Today at lunch something I've been quietly feeling for a few days got to the point where I couldn't really ignore it.
The new semester is really difficult. It's been a little crushing.
See, I was supposed to go get lunch with Henry. And when he came out the door of Houston to meet me we kind of just looked at each other for a moment.
"Hello." His voice was gritty and tired. Both of us were behind work. Both of us were wondering whether we'd have time to socialize or run or even get enough sleep over the rest of the week. We ate our food and then Henry left to take a nap and I went back to my room to work. We talked a little, but not actually all that much. Neither of us had the energy.
In fact, I haven't talked to a soul this semester who's having a good go of it. Even friends at other schools are struggling right now. So what I don't understand is why.
I mean, my stressor is mock—it's not even my classes. I'm stressed and tired and sad because I'm on day 10 of intense tournament prep that is at least 5 hours a day of work, and the stress and fear of underperforming when I can't afford to. Hello, imposter syndrome. And last I checked, my friends are not doing mock.
No, they're dealing with any combination of classes that are too hard, too large a course load, friends that are being frustrating to deal with, pressure to square away summer plans—for everyone, it's something.
Maybe we came back and we were all a little complacent from break, so this is a normal amount of stuff to be dealing with and we're just behind the ball? Perhaps professors accelerate their classes into heavy work faster in the spring? I'm just not sure if there's any concrete reason this is happening. And so I wonder if there's something to the season, the weather and the mood we're all soaking up, that makes it be this way. Or maybe some combination of all of it.

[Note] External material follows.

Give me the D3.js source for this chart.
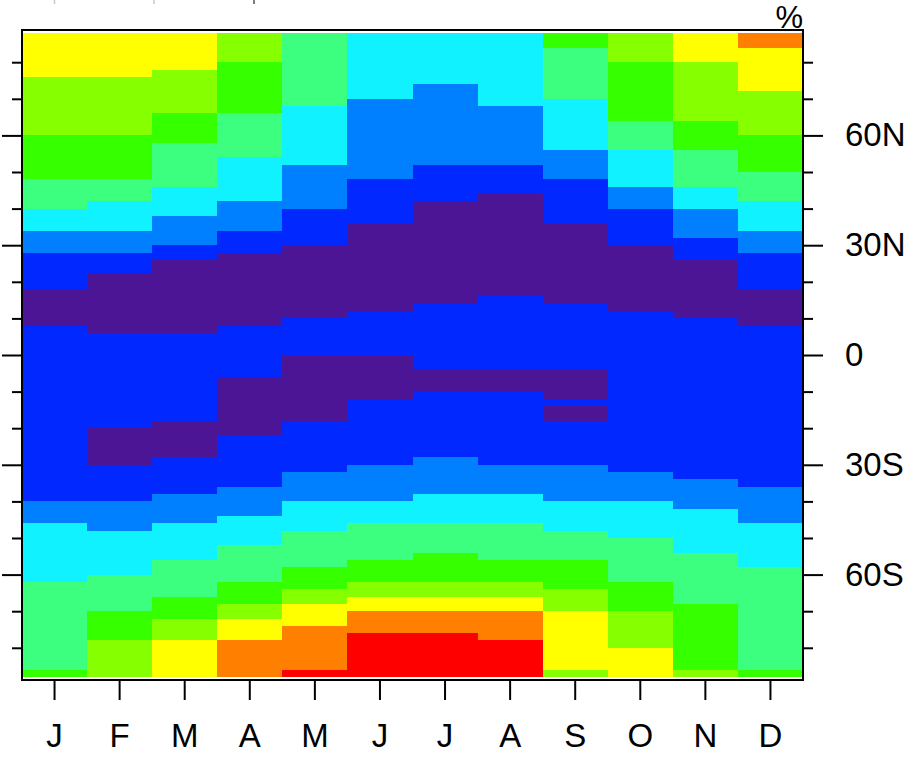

Regardless, I'm really unsure how to frame this time right now. My parents always frame college like the best years of their life, a sentiment I think it's pretty common to hear. That applies a lot of pressure to have fun all the time. So when the beginning of the year was hard, when this semester feels tiring and sad and sometimes a little lonely, my initial reaction is to feel like I'm wasting it.
Because honestly, I got really good at being tired and sad and overwhelmed last year, stuck at home during covid and college stress. I think I'm more or less in a place when normally, I feel comfortable weathering the storm. It's perhaps my best quality. But that doesn't work here because I think I'm supposed to having fun.
My freshman year of highschool didn't start all that quickly, though. I made my close friends at LHS as a junior and even as senior. And I look back at high school as being a win, even if so much of it was cut short. Basically, it's ok when things are bad for a while. It's a fundamentally mixed bad no matter where you are.
So I suppose I have to wait a while for life to improve. Actually, I think we all do right now. And my real hope is that just because we're all fighting imposter syndrome and exhaustion and anxiety doesn't mean we end up retreating inwards and lose contact. My only real sadness of this period, in hindsight, would be if it made us less connected—and that's an effect that persists past when it gets better.